▶ _INSTRUCTION_
Retype only what runs from the first line of the listing to the line holding "ctx.save();", both included. Do not retype the pictures.

-.-.-

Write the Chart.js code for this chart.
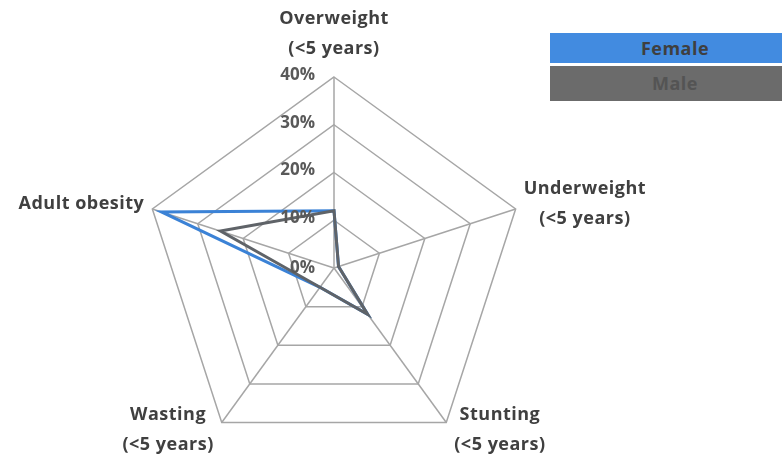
<!DOCTYPE html>
<html>
<head>
<meta charset="utf-8">
<script src="https://cdn.jsdelivr.net/npm/chart.js@4/dist/chart.umd.min.js"></script>
<style>
  html, body { margin: 0; padding: 0; background: #fff; overflow: hidden; }
  #wrap { position: relative; width: 782px; height: 463px; }
  #radar { position: absolute; left: 0; top: 0; }
  .key { position: absolute; left: 550px; width: 250px; text-align: center;
         font: bold 18px "Open Sans", sans-serif; letter-spacing: 0.5px; }
  #kf { top: 33px; height: 30px; line-height: 30px; background: #428be0; color: #3f3f3f; }
  #km { top: 66px; height: 35px; line-height: 35px; background: #6b6b6b; color: #545454; }
</style>
</head>
<body>
<div id="wrap">
  <canvas id="radar" width="782" height="463"></canvas>
  <div class="key" id="kf">Female</div>
  <div class="key" id="km">Male</div>
</div>
<script>
// categories (axes), clockwise from the top
const categories = [
  ['Overweight', '(<5 years)'],
  ['Underweight', '(<5 years)'],
  ['Stunting', '(<5 years)'],
  ['Wasting', '(<5 years)'],
  ['Adult obesity']
];
const femaleValues = [12, 1, 12, 5, 38];
const maleValues = [12, 1, 12, 5, 25];
const tickValues = [0, 10, 20, 30, 40];

let labelFont = 'bold 18px "Open Sans", sans-serif';
let tickFont = 'bold 17px "Open Sans", sans-serif';

// draws the axis names and the % ticks like the original (excel style)
const customLabels = {
  id: 'customLabels',
  afterDatasetsDraw(chart) {
    const scale = chart.scales.r;
    const ctx = chart.ctx;
    ctx.save();

    // tick labels, right aligned just left of the vertical axis
    ctx.font = tickFont;
    ctx.fillStyle = '#595959';
    ctx.textAlign = 'right';
    ctx.textBaseline = 'middle';
    tickValues.forEach(v => {
      let d = scale.getDistanceFromCenterForValue(v);
      ctx.fillText(v + '%', scale.xCenter - 19, scale.yCenter - d - (v > 0 ? 2 : 0));
    });

    // point labels
    ctx.font = labelFont;
    ctx.letterSpacing = '0.5px';
    ctx.fillStyle = '#404040';
    ctx.textAlign = 'center';
    const lineH = 30;
    categories.forEach((lines, i) => {
      let p = scale.getPointPosition(i, scale.drawingArea);
      let w = Math.max(...lines.map(t => ctx.measureText(t).width));
      let cx, y0;
      if (Math.abs(p.x - scale.xCenter) < 2) {
        cx = p.x;
        y0 = p.y - 28 - (lines.length - 1) * lineH;
      } else if (p.x > scale.xCenter) {
        cx = p.x + 8 + w / 2;
      } else {
        cx = p.x - 8 - w / 2;
      }
      if (y0 === undefined) {
        if (p.y > scale.yCenter + 20) {
          y0 = p.y - 8;
        } else {
          y0 = p.y - 5 - (lines.length - 1) * lineH / 2;
        }
      }
      lines.forEach((t, k) => ctx.fillText(t, cx, y0 + k * lineH));
    });
    ctx.restore();
  }
};

let ctx = document.getElementById('radar').getContext('2d');
let myChart = new Chart(ctx, {
  type: 'radar',
  data: {
    labels: categories,
    datasets: [{
      label: 'Female',
      data: femaleValues,
      borderColor: '#3b82d6',
      borderWidth: 3,
      fill: false,
      pointRadius: 0,
      order: 1
    }, {
      label: 'Male',
      data: maleValues,
      borderColor: '#5f6368',
      borderWidth: 3,
      fill: false,
      pointRadius: 0,
      order: 0
    }]
  },
  options: {
    responsive: false,
    animation: false,
    layout: {
      padding: { left: 143, right: 257, top: 77, bottom: 4 }
    },
    plugins: {
      legend: { display: false },
      tooltip: { enabled: false }
    },
    scales: {
      r: {
        min: 0,
        max: 40,
        ticks: { stepSize: 10, display: false },
        grid: { color: '#a6a6a6', lineWidth: 1.5 },
        angleLines: { color: '#a6a6a6', lineWidth: 1.5 },
        pointLabels: { display: false }
      }
    }
  },
  plugins: [customLabels]
});
</script>
</body>
</html>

-.-.-

▶ _EXERCISE RESPONSE_
Write the Chart.js code for this chart.
<!DOCTYPE html>
<html>
<head>
<meta charset="utf-8">
<script src="https://cdn.jsdelivr.net/npm/chart.js@4/dist/chart.umd.min.js"></script>
<style>
  html, body { margin: 0; padding: 0; background: #fff; overflow: hidden; }
  #wrap { position: relative; width: 782px; height: 463px; }
  #radar { position: absolute; left: 0; top: 0; }
  .key { position: absolute; left: 550px; width: 250px; text-align: center;
         font: bold 18px "Open Sans", sans-serif; letter-spacing: 0.5px; }
  #kf { top: 33px; height: 30px; line-height: 30px; background: #428be0; color: #3f3f3f; }
  #km { top: 66px; height: 35px; line-height: 35px; background: #6b6b6b; color: #545454; }
</style>
</head>
<body>
<div id="wrap">
  <canvas id="radar" width="782" height="463"></canvas>
  <div class="key" id="kf">Female</div>
  <div class="key" id="km">Male</div>
</div>
<script>
// categories (axes), clockwise from the top
const categories = [
  ['Overweight', '(<5 years)'],
  ['Underweight', '(<5 years)'],
  ['Stunting', '(<5 years)'],
  ['Wasting', '(<5 years)'],
  ['Adult obesity']
];
const femaleValues = [12, 1, 12, 5, 38];
const maleValues = [12, 1, 12, 5, 25];
const tickValues = [0, 10, 20, 30, 40];

let labelFont = 'bold 18px "Open Sans", sans-serif';
let tickFont = 'bold 17px "Open Sans", sans-serif';

// draws the axis names and the % ticks like the original (excel style)
const customLabels = {
  id: 'customLabels',
  afterDatasetsDraw(chart) {
    const scale = chart.scales.r;
    const ctx = chart.ctx;
    ctx.save();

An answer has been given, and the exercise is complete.